Aim: Retype the opening lines of the listing below, ending with the line that contains "import pandas as pd", and leave out any pictures.

Supplied data:

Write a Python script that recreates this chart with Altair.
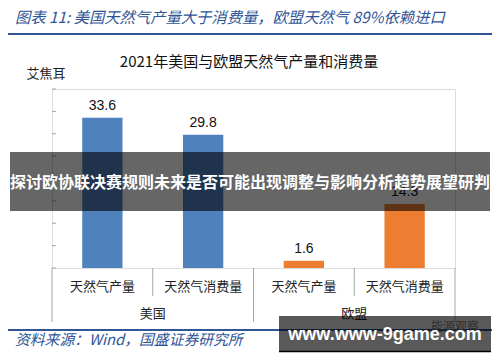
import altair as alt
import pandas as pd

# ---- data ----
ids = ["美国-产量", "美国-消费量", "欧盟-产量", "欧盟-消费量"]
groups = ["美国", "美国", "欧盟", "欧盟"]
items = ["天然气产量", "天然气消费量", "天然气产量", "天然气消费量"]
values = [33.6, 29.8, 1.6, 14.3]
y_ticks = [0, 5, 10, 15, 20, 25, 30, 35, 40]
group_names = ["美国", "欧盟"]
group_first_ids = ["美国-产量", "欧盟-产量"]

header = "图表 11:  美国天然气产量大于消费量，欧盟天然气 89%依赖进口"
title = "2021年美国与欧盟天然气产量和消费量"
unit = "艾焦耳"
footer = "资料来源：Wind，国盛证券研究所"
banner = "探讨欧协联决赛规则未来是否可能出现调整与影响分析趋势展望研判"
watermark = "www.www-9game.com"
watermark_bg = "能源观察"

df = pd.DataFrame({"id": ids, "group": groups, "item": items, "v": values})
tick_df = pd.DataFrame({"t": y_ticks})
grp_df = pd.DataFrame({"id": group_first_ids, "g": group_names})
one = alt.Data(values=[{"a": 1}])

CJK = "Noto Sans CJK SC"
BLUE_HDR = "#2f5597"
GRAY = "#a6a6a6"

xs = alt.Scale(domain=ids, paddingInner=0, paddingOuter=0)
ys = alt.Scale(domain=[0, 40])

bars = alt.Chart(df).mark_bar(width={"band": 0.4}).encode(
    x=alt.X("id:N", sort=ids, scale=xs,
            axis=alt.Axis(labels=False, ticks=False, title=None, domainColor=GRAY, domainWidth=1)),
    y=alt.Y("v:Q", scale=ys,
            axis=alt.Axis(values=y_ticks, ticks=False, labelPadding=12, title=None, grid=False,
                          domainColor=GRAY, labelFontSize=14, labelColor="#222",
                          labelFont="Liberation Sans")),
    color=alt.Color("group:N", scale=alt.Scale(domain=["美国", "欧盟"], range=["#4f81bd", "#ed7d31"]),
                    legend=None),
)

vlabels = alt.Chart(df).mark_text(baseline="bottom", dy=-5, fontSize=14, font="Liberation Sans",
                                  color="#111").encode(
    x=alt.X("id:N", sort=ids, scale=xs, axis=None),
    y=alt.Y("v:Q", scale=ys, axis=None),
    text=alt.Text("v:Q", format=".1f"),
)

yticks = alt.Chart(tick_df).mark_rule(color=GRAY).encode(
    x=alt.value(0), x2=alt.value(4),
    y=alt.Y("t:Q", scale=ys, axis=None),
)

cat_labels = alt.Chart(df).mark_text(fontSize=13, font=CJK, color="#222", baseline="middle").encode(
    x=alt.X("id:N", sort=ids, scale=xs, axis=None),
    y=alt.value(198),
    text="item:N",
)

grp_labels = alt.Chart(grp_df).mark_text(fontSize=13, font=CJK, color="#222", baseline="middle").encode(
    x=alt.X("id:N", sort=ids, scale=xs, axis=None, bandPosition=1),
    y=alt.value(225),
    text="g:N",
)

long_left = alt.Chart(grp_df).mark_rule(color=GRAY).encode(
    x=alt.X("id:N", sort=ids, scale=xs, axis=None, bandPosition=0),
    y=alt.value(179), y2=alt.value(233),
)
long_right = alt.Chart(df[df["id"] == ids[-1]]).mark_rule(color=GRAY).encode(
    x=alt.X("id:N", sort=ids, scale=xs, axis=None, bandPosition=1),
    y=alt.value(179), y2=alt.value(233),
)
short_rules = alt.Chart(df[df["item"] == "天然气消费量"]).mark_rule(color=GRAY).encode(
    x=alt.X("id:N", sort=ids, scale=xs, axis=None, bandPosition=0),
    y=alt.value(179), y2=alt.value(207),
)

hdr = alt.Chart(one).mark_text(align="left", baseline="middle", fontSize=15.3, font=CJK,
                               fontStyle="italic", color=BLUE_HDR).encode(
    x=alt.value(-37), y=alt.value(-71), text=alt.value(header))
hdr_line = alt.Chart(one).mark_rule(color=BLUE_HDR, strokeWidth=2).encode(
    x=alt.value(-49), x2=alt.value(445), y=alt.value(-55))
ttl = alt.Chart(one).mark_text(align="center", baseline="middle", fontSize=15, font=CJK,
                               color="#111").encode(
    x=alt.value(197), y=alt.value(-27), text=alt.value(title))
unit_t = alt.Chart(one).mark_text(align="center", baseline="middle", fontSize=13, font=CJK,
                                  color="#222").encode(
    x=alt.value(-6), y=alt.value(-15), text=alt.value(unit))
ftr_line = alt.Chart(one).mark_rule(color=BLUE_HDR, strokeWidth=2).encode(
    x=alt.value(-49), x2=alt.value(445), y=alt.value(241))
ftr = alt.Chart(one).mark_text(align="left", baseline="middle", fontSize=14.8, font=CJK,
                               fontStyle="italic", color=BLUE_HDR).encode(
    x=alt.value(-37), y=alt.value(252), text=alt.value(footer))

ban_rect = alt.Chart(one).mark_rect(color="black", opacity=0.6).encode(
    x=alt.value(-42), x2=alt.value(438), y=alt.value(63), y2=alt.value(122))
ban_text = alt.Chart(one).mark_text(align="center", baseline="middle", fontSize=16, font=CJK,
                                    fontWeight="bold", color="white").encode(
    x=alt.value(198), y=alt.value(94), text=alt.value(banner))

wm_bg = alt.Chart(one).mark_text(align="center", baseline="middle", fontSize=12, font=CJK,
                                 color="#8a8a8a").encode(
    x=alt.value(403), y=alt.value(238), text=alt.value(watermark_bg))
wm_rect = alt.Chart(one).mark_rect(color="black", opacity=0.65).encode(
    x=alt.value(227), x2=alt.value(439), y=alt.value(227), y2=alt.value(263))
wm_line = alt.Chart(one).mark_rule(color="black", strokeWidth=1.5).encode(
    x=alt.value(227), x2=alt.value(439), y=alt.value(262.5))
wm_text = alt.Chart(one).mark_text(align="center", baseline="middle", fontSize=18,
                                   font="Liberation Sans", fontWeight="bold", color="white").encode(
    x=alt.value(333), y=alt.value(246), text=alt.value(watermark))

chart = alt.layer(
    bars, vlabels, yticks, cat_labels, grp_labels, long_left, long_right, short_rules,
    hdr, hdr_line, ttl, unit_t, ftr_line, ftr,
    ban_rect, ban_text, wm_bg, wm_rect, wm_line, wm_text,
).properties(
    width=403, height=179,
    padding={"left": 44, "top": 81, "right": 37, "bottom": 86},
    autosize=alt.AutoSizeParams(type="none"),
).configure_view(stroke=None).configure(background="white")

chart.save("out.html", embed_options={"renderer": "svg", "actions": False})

Final result:
Write a Python script that recreates this chart with Altair.
import altair as alt
import pandas as pd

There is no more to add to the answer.